WRITTEN REQUEST
Would you transcribe the whole listing exactly, minus its pictures?
◆ ◆ ◆ ◆ ◆ ◆ ◆
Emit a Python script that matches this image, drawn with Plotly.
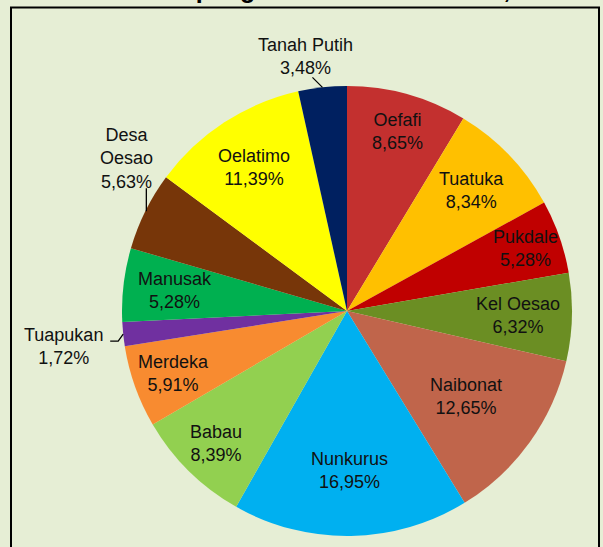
import math
import plotly.graph_objects as go

# ---- data ----
desa = ["Oefafi", "Tuatuka", "Pukdale", "Kel Oesao", "Naibonat", "Nunkurus",
        "Babau", "Merdeka", "Tuapukan", "Manusak", "Desa<br>Oesao", "Oelatimo",
        "Tanah Putih"]
persen = [8.65, 8.34, 5.28, 6.32, 12.65, 16.95, 8.39, 5.91, 1.72, 5.28, 5.63,
          11.39, 3.48]
persen_text = ["8,65%", "8,34%", "5,28%", "6,32%", "12,65%", "16,95%", "8,39%",
               "5,91%", "1,72%", "5,28%", "5,63%", "11,39%", "3,48%"]
title_text = "Kecamatan Kupang Timur Menurut Desa, 2016"

# ---- style ----
colors = ["#C3302F", "#FFC000", "#C00000", "#6B8E23", "#C0654B", "#00B0F0",
          "#92D050", "#F88B30", "#7030A0", "#00B050", "#773609", "#FFFF00",
          "#002060"]
# radial position of inside labels (fraction of radius); None = outside label
label_r = [0.83, 0.77, 0.84, 0.76, 0.65, 0.71, 0.83, 0.82, None, 0.77, None,
           0.76, None]
# outside labels: text offset from slice edge (px) and leader polyline offsets
outside = {
    12: dict(text=(-17, -31), line=[(0, 0), (-10, -10)]),
    10: dict(text=(-19, -53), line=[(1, 0), (1, -23)]),
    8: dict(text=(-60, 12), line=[(0, 0), (-5, 7), (-13, 7)]),
}

W, H = 603, 547
CX, CY, R = 347, 311, 225
BG = "#E6EED5"
FONT = "Liberation Sans, Arial, sans-serif"


def px(x):
    return x / W


def py(y):
    return 1 - y / H


fig = go.Figure(go.Pie(
    values=persen,
    labels=[d.replace("<br>", " ") for d in desa],
    sort=False,
    direction="clockwise",
    rotation=0,
    marker=dict(colors=colors, line=dict(width=0)),
    textinfo="none",
    hoverinfo="label+percent",
    showlegend=False,
    domain=dict(x=[px(CX - R), px(CX + R)], y=[py(CY + R), py(CY - R)]),
))

annotations = []
shapes = []
total = sum(persen)
cum = 0.0
for i, v in enumerate(persen):
    mid = (cum + v / 2) / total * 2 * math.pi
    cum += v
    s, c = math.sin(mid), math.cos(mid)
    text = f"{desa[i]}<br>{persen_text[i]}"
    if label_r[i] is not None:
        r = label_r[i] * R
        x, y = CX + r * s, CY - r * c
    else:
        ex, ey = CX + R * s, CY - R * c
        o = outside[i]
        x, y = ex + o["text"][0], ey + o["text"][1]
        pts = [(ex + dx, ey + dy) for dx, dy in o["line"]]
        path = "M " + " L ".join(f"{px(a)},{py(b)}" for a, b in pts)
        shapes.append(dict(type="path", xref="paper", yref="paper", path=path,
                           line=dict(color="#000000", width=1.3)))
    annotations.append(dict(
        x=px(x), y=py(y), xref="paper", yref="paper", text=text,
        showarrow=False, xanchor="center", yanchor="middle",
        font=dict(family=FONT, size=18, color="#111111"), align="center"))

# title (cut off at the top of the picture, as in the reference)
annotations.append(dict(
    x=px(20), y=py(5), xref="paper", yref="paper", text=f"<b>{title_text}</b>",
    showarrow=False, xanchor="left", yanchor="bottom",
    font=dict(family=FONT, size=25, color="#000000")))

# frame
shapes.append(dict(type="rect", xref="paper", yref="paper",
                   x0=px(11), x1=px(599), y0=py(560), y1=py(7.5),
                   line=dict(color="#000000", width=2), fillcolor="rgba(0,0,0,0)"))

fig.update_layout(
    width=W, height=H,
    margin=dict(l=0, r=0, t=0, b=0),
    paper_bgcolor=BG, plot_bgcolor=BG,
    annotations=annotations, shapes=shapes,
)

fig.write_html(
    "out.html",
    config={"displayModeBar": False},
    post_script=f"document.body.style.margin='0';"
                f"document.body.style.background='{BG}';"
                f"document.body.style.overflow='hidden';",
)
◆ ◆ ◆ ◆ ◆ ◆ ◆
RESPONSE TO THIS TASK
Emit a Python script that matches this image, drawn with Plotly.
import math
import plotly.graph_objects as go

# ---- data ----
desa = ["Oefafi", "Tuatuka", "Pukdale", "Kel Oesao", "Naibonat", "Nunkurus",
        "Babau", "Merdeka", "Tuapukan", "Manusak", "Desa<br>Oesao", "Oelatimo",
        "Tanah Putih"]
persen = [8.65, 8.34, 5.28, 6.32, 12.65, 16.95, 8.39, 5.91, 1.72, 5.28, 5.63,
          11.39, 3.48]
persen_text = ["8,65%", "8,34%", "5,28%", "6,32%", "12,65%", "16,95%", "8,39%",
               "5,91%", "1,72%", "5,28%", "5,63%", "11,39%", "3,48%"]
title_text = "Kecamatan Kupang Timur Menurut Desa, 2016"

# ---- style ----
colors = ["#C3302F", "#FFC000", "#C00000", "#6B8E23", "#C0654B", "#00B0F0",
          "#92D050", "#F88B30", "#7030A0", "#00B050", "#773609", "#FFFF00",
          "#002060"]
# radial position of inside labels (fraction of radius); None = outside label
label_r = [0.83, 0.77, 0.84, 0.76, 0.65, 0.71, 0.83, 0.82, None, 0.77, None,
           0.76, None]
# outside labels: text offset from slice edge (px) and leader polyline offsets
outside = {
    12: dict(text=(-17, -31), line=[(0, 0), (-10, -10)]),
    10: dict(text=(-19, -53), line=[(1, 0), (1, -23)]),
    8: dict(text=(-60, 12), line=[(0, 0), (-5, 7), (-13, 7)]),
}

W, H = 603, 547
CX, CY, R = 347, 311, 225
BG = "#E6EED5"
FONT = "Liberation Sans, Arial, sans-serif"


def px(x):
    return x / W


def py(y):
    return 1 - y / H


fig = go.Figure(go.Pie(
    values=persen,
    labels=[d.replace("<br>", " ") for d in desa],
    sort=False,
    direction="clockwise",
    rotation=0,
    marker=dict(colors=colors, line=dict(width=0)),
    textinfo="none",
    hoverinfo="label+percent",
    showlegend=False,
    domain=dict(x=[px(CX - R), px(CX + R)], y=[py(CY + R), py(CY - R)]),
))

annotations = []
shapes = []
total = sum(persen)
cum = 0.0
for i, v in enumerate(persen):
    mid = (cum + v / 2) / total * 2 * math.pi
    cum += v
    s, c = math.sin(mid), math.cos(mid)
    text = f"{desa[i]}<br>{persen_text[i]}"
    if label_r[i] is not None:
        r = label_r[i] * R
        x, y = CX + r * s, CY - r * c
    else:
        ex, ey = CX + R * s, CY - R * c
        o = outside[i]
        x, y = ex + o["text"][0], ey + o["text"][1]
        pts = [(ex + dx, ey + dy) for dx, dy in o["line"]]
        path = "M " + " L ".join(f"{px(a)},{py(b)}" for a, b in pts)
        shapes.append(dict(type="path", xref="paper", yref="paper", path=path,
                           line=dict(color="#000000", width=1.3)))
    annotations.append(dict(
        x=px(x), y=py(y), xref="paper", yref="paper", text=text,
        showarrow=False, xanchor="center", yanchor="middle",
        font=dict(family=FONT, size=18, color="#111111"), align="center"))

# title (cut off at the top of the picture, as in the reference)
annotations.append(dict(
    x=px(20), y=py(5), xref="paper", yref="paper", text=f"<b>{title_text}</b>",
    showarrow=False, xanchor="left", yanchor="bottom",
    font=dict(family=FONT, size=25, color="#000000")))

# frame
shapes.append(dict(type="rect", xref="paper", yref="paper",
                   x0=px(11), x1=px(599), y0=py(560), y1=py(7.5),
                   line=dict(color="#000000", width=2), fillcolor="rgba(0,0,0,0)"))

fig.update_layout(
    width=W, height=H,
    margin=dict(l=0, r=0, t=0, b=0),
    paper_bgcolor=BG, plot_bgcolor=BG,
    annotations=annotations, shapes=shapes,
)

fig.write_html(
    "out.html",
    config={"displayModeBar": False},
    post_script=f"document.body.style.margin='0';"
                f"document.body.style.background='{BG}';"
                f"document.body.style.overflow='hidden';",
)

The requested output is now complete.